Il poursuit cette réflexion avec Spotlight. Sous les projecteurs, l’image est brillante, mais l’intérieur reste fragile. Le contraste entre ce qu’il montre et ce qu’il ressent devient presque le moteur du projet. Josman parle de la vie sous les lumières, mais ce qu’il éclaire surtout, c’est ce qu’il y a derrière : le vide, la fatigue, la tension. Une tension que son invité surprise connaît bien, puisque nul autre que le Belge Hamza signe le seul featuring du projet sur Sloppy Toppy. Une collaboration presque évidente tant leurs parcours se répondent. Si le Saucegod se distingue par des sonorités plus mélodieuses et un ego trip plus affirmé, les deux partagent ce goût pour la discrétion, l’indépendance et cette manière de concilier succès massif et introspection.

Avec L’Eau (Part II), il revient à une forme de réalité plus brute. Le morceau sert de rappel. Oui, il profite de sa réussite, mais il n’oublie pas d’où il vient. Il reste conscient du système, de ses failles, et de la fragilité de son statut. Il est peut-être nouveau riche, mais n’oublie absolument pas le d’où il vient, et le chemin qu’il a parcouru.

L’album se clôt avec l’incroyable Tendu. Un titre qui résume bien son état d’esprit. “Le temps passe et s’ne rattrape pas… Malgré tout, les nerfs sont tendus… Moi, j’ai pas mordu, j’suis pas un vendu malgré tout ce que j’ai pondu…” Pas de happy end. Pas de triomphe facile. Juste un constat lucide : il a grimpé, il s’est installé, mais rien n’est jamais acquis. Il garde les yeux ouverts, les nerfs à vif.

Les autres titres du projet continuent de nourrir cette même ligne. Mateus par exemple, évoque encore une fois la fête, les îles, les bouteilles, mais toujours avec cette pointe de désillusion : “J’ai tout vu, même l’envers du décor.” Dans Nerveux 72bpm, il joue avec le tempo, comme une métaphore de son état intérieur : calme en apparence, tendu à l’intérieur. Et sur Platinum Sniper ou New Villa, il peint le décor du luxe, la villa, la réussite, la platine, mais sans jamais glorifier. Il garde ce ton observateur, presque critique, comme s’il prenait de la distance avec son propre succès.

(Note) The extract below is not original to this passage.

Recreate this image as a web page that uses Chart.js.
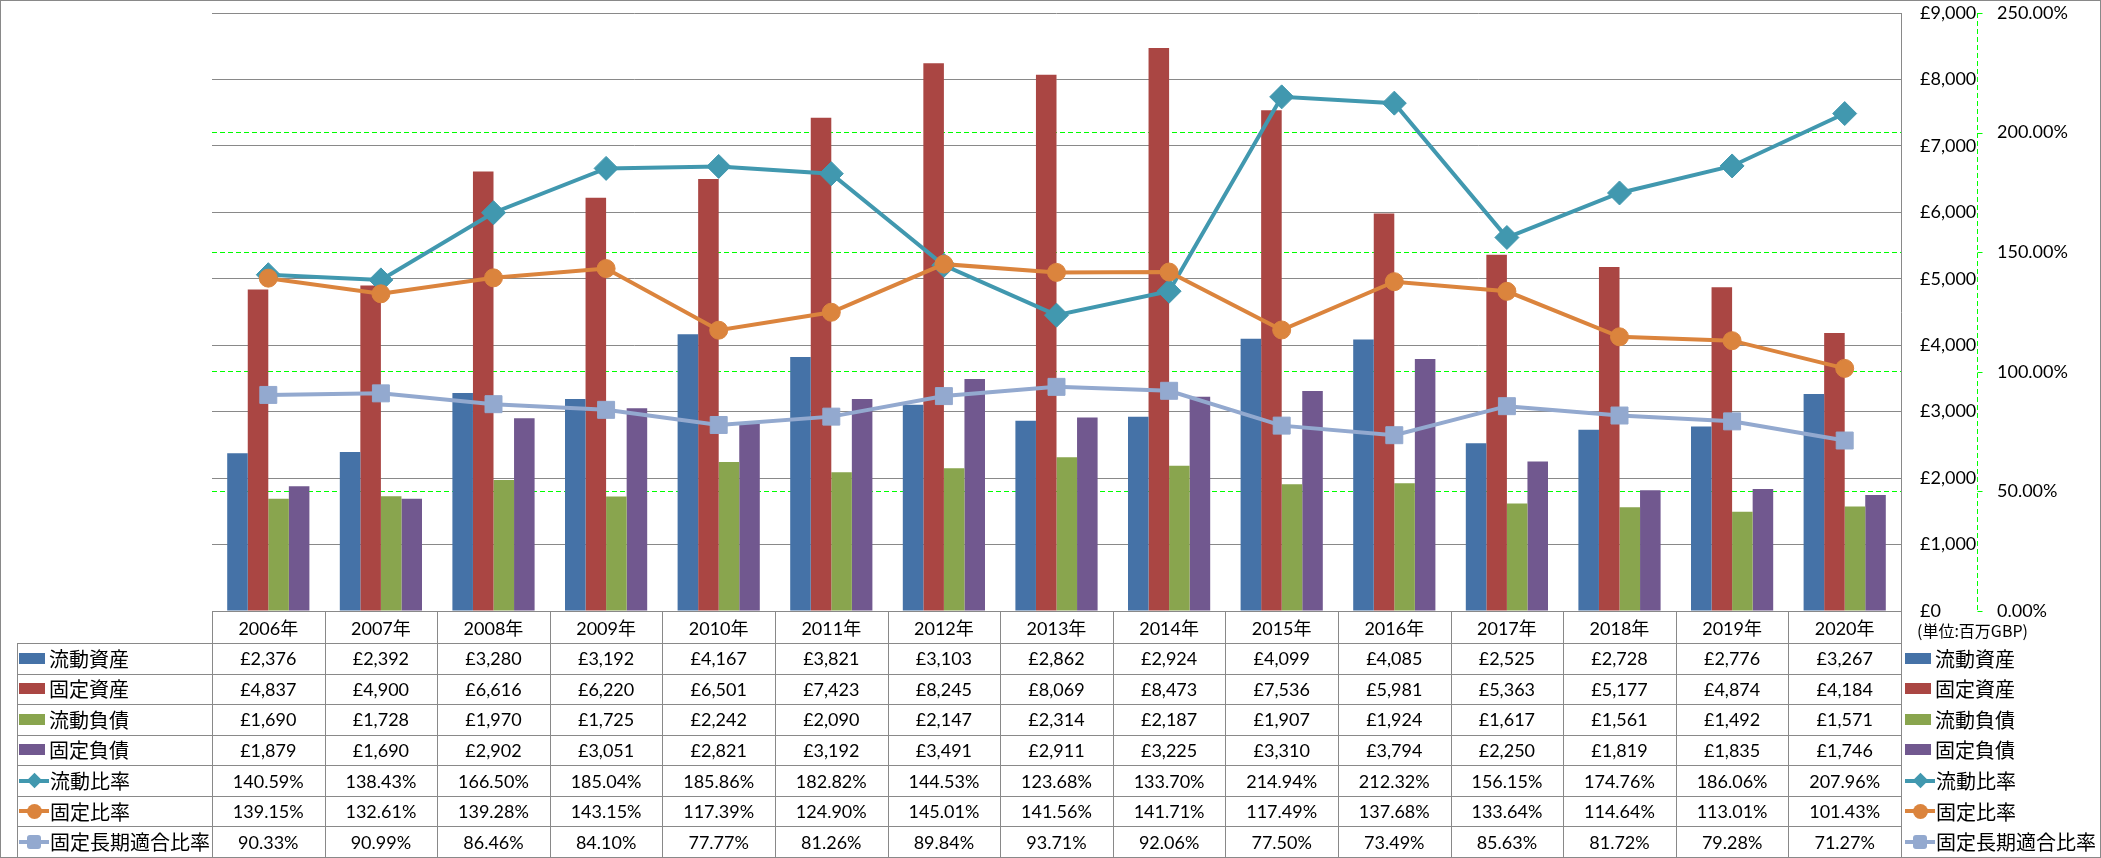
<!DOCTYPE html>
<html>
<head>
<meta charset="utf-8">
<script src="https://cdn.jsdelivr.net/npm/chart.js@4.4.1/dist/chart.umd.min.js"></script>
<style>
html,body{margin:0;padding:0;background:#fff;}
#wrap{position:relative;width:2101px;height:858px;overflow:hidden;background:#fff;font-family:Lato,"Noto Sans CJK JP",sans-serif;color:#000;}
#c{position:absolute;left:0;top:0;width:2101px;height:858px;}
#frame{position:absolute;left:0;top:0;width:2101px;height:858px;box-sizing:border-box;border:1px solid #898989;pointer-events:none;}
.hl{position:absolute;height:1px;background:#898989;}
.vl{position:absolute;width:1px;background:#898989;}
.cell{position:absolute;display:flex;align-items:center;justify-content:center;font-size:18px;white-space:nowrap;font-family:Lato,"Noto Sans CJK JP",sans-serif;}
.lab{position:absolute;display:flex;align-items:center;font-size:20px;white-space:nowrap;font-family:"Noto Sans CJK JP",sans-serif;}
.unit{position:absolute;font-size:16px;white-space:nowrap;font-family:"Noto Sans CJK JP",sans-serif;}
</style>
</head>
<body>
<div id="wrap">
<canvas id="c" width="2101" height="858"></canvas>
<div id="tbl"></div>
<div id="frame"></div>
</div>
<script>
// ---- data ----
const categories = ['2006年','2007年','2008年','2009年','2010年','2011年','2012年','2013年','2014年','2015年','2016年','2017年','2018年','2019年','2020年'];
const currentAssets = [2376,2392,3280,3192,4167,3821,3103,2862,2924,4099,4085,2525,2728,2776,3267];
const fixedAssets = [4837,4900,6616,6220,6501,7423,8245,8069,8473,7536,5981,5363,5177,4874,4184];
const currentLiabilities = [1690,1728,1970,1725,2242,2090,2147,2314,2187,1907,1924,1617,1561,1492,1571];
const fixedLiabilities = [1879,1690,2902,3051,2821,3192,3491,2911,3225,3310,3794,2250,1819,1835,1746];
const currentRatio = [140.59,138.43,166.50,185.04,185.86,182.82,144.53,123.68,133.70,214.94,212.32,156.15,174.76,186.06,207.96];
const fixedRatio = [139.15,132.61,139.28,143.15,117.39,124.90,145.01,141.56,141.71,117.49,137.68,133.64,114.64,113.01,101.43];
const fixedLongTermRatio = [90.33,90.99,86.46,84.10,77.77,81.26,89.84,93.71,92.06,77.50,73.49,85.63,81.72,79.28,71.27];
const seriesNames = ['流動資産','固定資産','流動負債','固定負債','流動比率','固定比率','固定長期適合比率'];
const amountTicks = {min:0, max:9000, step:1000};
const ratioTicks = {min:0, max:250, step:50};
const unitLabel = '(単位:百万GBP)';

// ---- styles ----
const C_BLUE='#4572A7', C_RED='#AA4643', C_GREEN='#89A54E', C_PURPLE='#71588F';
const C_TEAL='#4198AF', C_ORANGE='#DB843D', C_LBLUE='#93A9CF';
const GRID_GRAY='#898989', GRID_GREEN='#00FF00';

function fmtMoney(n){ return '£' + String(n).replace(/\B(?=(\d{3})+(?!\d))/g, ','); }
function fmtPct(v){ return Number(v).toFixed(2) + '%'; }

const barOpts = {categoryPercentage:0.73, barPercentage:1.0, borderWidth:0, yAxisID:'y', type:'bar'};
const datasets = [
  Object.assign({label:seriesNames[0], data:currentAssets, backgroundColor:C_BLUE, order:10}, barOpts),
  Object.assign({label:seriesNames[1], data:fixedAssets, backgroundColor:C_RED, order:11}, barOpts),
  Object.assign({label:seriesNames[2], data:currentLiabilities, backgroundColor:C_GREEN, order:12}, barOpts),
  Object.assign({label:seriesNames[3], data:fixedLiabilities, backgroundColor:C_PURPLE, order:13}, barOpts),
  {type:'line', label:seriesNames[4], data:currentRatio, yAxisID:'y2', borderColor:C_TEAL, backgroundColor:C_TEAL,
   borderWidth:4, pointStyle:'rectRot', pointRadius:12, pointBackgroundColor:C_TEAL, pointBorderColor:C_TEAL, pointBorderWidth:1, tension:0, order:3},
  {type:'line', label:seriesNames[5], data:fixedRatio, yAxisID:'y2', borderColor:C_ORANGE, backgroundColor:C_ORANGE,
   borderWidth:4, pointStyle:'circle', pointRadius:9, pointBackgroundColor:C_ORANGE, pointBorderColor:C_ORANGE, pointBorderWidth:1, tension:0, order:2},
  {type:'line', label:seriesNames[6], data:fixedLongTermRatio, yAxisID:'y2', borderColor:C_LBLUE, backgroundColor:C_LBLUE,
   borderWidth:4, pointStyle:'rect', pointRadius:12, pointBackgroundColor:C_LBLUE, pointBorderColor:C_LBLUE, pointBorderWidth:1, tension:0, order:1}
];

// dashed secondary axis line with short outside tick marks (Excel style)
const y2AxisLine = {
  id:'y2AxisLine',
  afterDraw(chart){
    const s = chart.scales.y2; const ctx = chart.ctx;
    const x = Math.round(s.left) + 0.5;
    ctx.save();
    ctx.strokeStyle = GRID_GREEN; ctx.lineWidth = 1; ctx.setLineDash([5,3]);
    ctx.beginPath(); ctx.moveTo(x, s.top); ctx.lineTo(x, s.bottom); ctx.stroke();
    ctx.setLineDash([]);
    s.ticks.forEach(t=>{
      const y = Math.round(s.getPixelForValue(t.value)) + 0.5;
      ctx.beginPath(); ctx.moveTo(x, y); ctx.lineTo(x + 5, y); ctx.stroke();
    });
    ctx.restore();
  }
};

Chart.defaults.font.family = 'Lato, "Noto Sans CJK JP", sans-serif';
Chart.defaults.color = '#000';

const chart = new Chart(document.getElementById('c'), {
  type:'bar',
  data:{labels:categories, datasets:datasets},
  options:{
    responsive:false, animation:false, devicePixelRatio:1,
    layout:{padding:{left:212, top:13, right:1, bottom:247}},
    plugins:{legend:{display:false}, tooltip:{enabled:false}},
    scales:{
      x:{type:'category', display:false, offset:true, grid:{display:false}},
      y:{position:'right', min:amountTicks.min, max:amountTicks.max,
         ticks:{stepSize:amountTicks.step, padding:0, font:{size:18}, color:'#000', callback:v=>fmtMoney(v)},
         grid:{color:GRID_GRAY, lineWidth:1, drawTicks:true, tickLength:19, tickColor:'rgba(0,0,0,0)'},
         border:{display:true, color:GRID_GRAY, width:1},
         afterFit:s=>{s.width = 76;}},
      y2:{position:'right', min:ratioTicks.min, max:ratioTicks.max,
         ticks:{stepSize:ratioTicks.step, padding:0, font:{size:18}, color:'#000', callback:v=>fmtPct(v)},
         grid:{color:c=>(c.tick && (c.tick.value===ratioTicks.min || c.tick.value===ratioTicks.max)) ? 'rgba(0,0,0,0)' : GRID_GREEN,
               lineWidth:1, drawTicks:true, tickLength:20, tickColor:'rgba(0,0,0,0)'},
         border:{display:false, dash:[5,3]},
         afterFit:s=>{s.width = 123;}}
    }
  },
  plugins:[y2AxisLine]
});

// keep the plot area where the reference has it
(function fitArea(){
  const a = chart.chartArea, p = chart.options.layout.padding;
  const dTop = a.top - 13, dBottom = a.bottom - 611, dRight = a.right - 1901;
  if (Math.abs(dTop) > 0.5 || Math.abs(dBottom) > 0.5 || Math.abs(dRight) > 0.5) {
    p.top = Math.max(0, p.top - dTop);
    p.bottom = p.bottom + dBottom;
    p.right = Math.max(0, p.right + dRight);
    chart.update();
  }
})();

// ---- data table below the chart, aligned with the x scale ----
(function buildTable(){
  const tbl = document.getElementById('tbl');
  const area = chart.chartArea;
  const xs = chart.scales.x;
  const n = categories.length;
  const colW = (area.right - area.left) / n;
  const headTop = Math.round(area.bottom);
  const headH = 32;
  const rowTop0 = headTop + headH;
  const bottom = 857;
  const rows = [
    {name:seriesNames[0], vals:currentAssets, fmt:fmtMoney, key:{type:'bar', color:C_BLUE}},
    {name:seriesNames[1], vals:fixedAssets, fmt:fmtMoney, key:{type:'bar', color:C_RED}},
    {name:seriesNames[2], vals:currentLiabilities, fmt:fmtMoney, key:{type:'bar', color:C_GREEN}},
    {name:seriesNames[3], vals:fixedLiabilities, fmt:fmtMoney, key:{type:'bar', color:C_PURPLE}},
    {name:seriesNames[4], vals:currentRatio, fmt:fmtPct, key:{type:'diamond', color:C_TEAL}},
    {name:seriesNames[5], vals:fixedRatio, fmt:fmtPct, key:{type:'circle', color:C_ORANGE}},
    {name:seriesNames[6], vals:fixedLongTermRatio, fmt:fmtPct, key:{type:'square', color:C_LBLUE}}
  ];
  const rowH = (bottom - rowTop0) / rows.length;
  const labelLeft = 17;
  const right = Math.round(area.right);
  let html = '';
  const hline = (x1,x2,y)=>{ html += `<div class="hl" style="left:${x1}px;top:${Math.round(y)}px;width:${x2-x1+1}px"></div>`; };
  const vline = (x,y1,y2)=>{ html += `<div class="vl" style="left:${Math.round(x)}px;top:${Math.round(y1)}px;height:${Math.round(y2-y1)+1}px"></div>`; };
  function keyHTML(k){
    if(k.type==='bar') return `<span style="display:inline-block;width:26px;min-width:26px;height:11px;background:${k.color};margin-right:4px;flex:none"></span>`;
    let m = '';
    if(k.type==='diamond') m = `<span style="position:absolute;left:9.5px;top:4.5px;width:11px;height:11px;background:${k.color};transform:rotate(45deg)"></span>`;
    if(k.type==='circle') m = `<span style="position:absolute;left:7.5px;top:2.5px;width:15px;height:15px;background:${k.color};border-radius:50%"></span>`;
    if(k.type==='square') m = `<span style="position:absolute;left:8px;top:3px;width:14px;height:14px;background:${k.color};border-radius:3px"></span>`;
    return `<span style="position:relative;display:inline-block;width:30px;min-width:30px;height:20px;margin-right:1px;flex:none"><span style="position:absolute;left:0;width:30px;top:8px;height:4px;background:${k.color}"></span>${m}</span>`;
  }
  // header row
  hline(Math.round(area.left), right, headTop);
  for(let i=0;i<n;i++){
    const cx = xs.getPixelForValue(i);
    html += `<div class="cell" style="left:${cx-colW/2}px;top:${headTop}px;width:${colW}px;height:${headH}px">${categories[i]}</div>`;
  }
  // body rows
  for(let r=0;r<=rows.length;r++) hline(labelLeft, right, rowTop0 + r*rowH);
  vline(labelLeft, rowTop0, bottom);
  for(let j=0;j<=n;j++) vline(area.left + j*colW, headTop, bottom);
  rows.forEach((row, r)=>{
    const top = rowTop0 + r*rowH;
    html += `<div class="lab" style="left:${labelLeft+2}px;top:${top}px;height:${rowH}px">${keyHTML(row.key)}<span>${row.name}</span></div>`;
    for(let i=0;i<n;i++){
      const cx = xs.getPixelForValue(i);
      html += `<div class="cell" style="left:${cx-colW/2}px;top:${top}px;width:${colW}px;height:${rowH}px">${row.fmt(row.vals[i])}</div>`;
    }
    html += `<div class="lab" style="left:${right+4}px;top:${top}px;height:${rowH}px;width:195px">${keyHTML(row.key)}<span>${row.name}</span></div>`;
  });
  html += `<div class="unit" style="left:${right+16}px;top:${headTop+9}px;line-height:20px">${unitLabel}</div>`;
  tbl.innerHTML = html;
})();
</script>
</body>
</html>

Mais si DOM PERIGNON CRYING confirme tout ce que Josman sait faire, il expose aussi sa limite la plus évidente : il ne se réinvente pas vraiment. Le projet est solide, maîtrisé, cohérent… peut-être même un peu trop. On retrouve les thèmes qu’il affectionne, les prods léchées de son équipe présente depuis longtemps, cette manière unique de mêler luxe et spleen, réussite et doute, mais sans vrai virage, sans prise de risque qui viendrait bousculer son univers. Hors d’un Mateus qui surprend un peu par sa rythmique, comme une petite tentative d’écart qui montre qu’il pourrait aller plus loin s’il le voulait, Josman affine, polit, consolide, mais reste dans un cadre qu’il connaît par cœur. À force de perfectionner la même formule, il frôle parfois un confort artistique qui empêche l’album d’avoir l’impact ou la surprise que J.000.$ ou M.A.N. avaient pu provoquer. Il ne se trompe pas, mais il ne s’étonne pas non plus. Et c’est peut-être là la seule vraie critique qu’on peut adresser au projet : la maîtrise est là, incontestable, mais on aimerait parfois sentir un peu plus de vertige.

Alors avec Josman, il y a rarement de happy end. Oui, il a réussi. Oui, il peut vivre de sa musique, en profiter, et offrir ce qu’il aime à son public. Oui, il peut presque tout se permettre aujourd’hui. Mais il n’est pas dupe. Il sait que rien n’est jamais acquis, et c’est justement ce qui rend cet album bien humain. Pas besoin de réinventer la formule quand il continue, projet après projet, à maîtriser ce qu’il fait de mieux.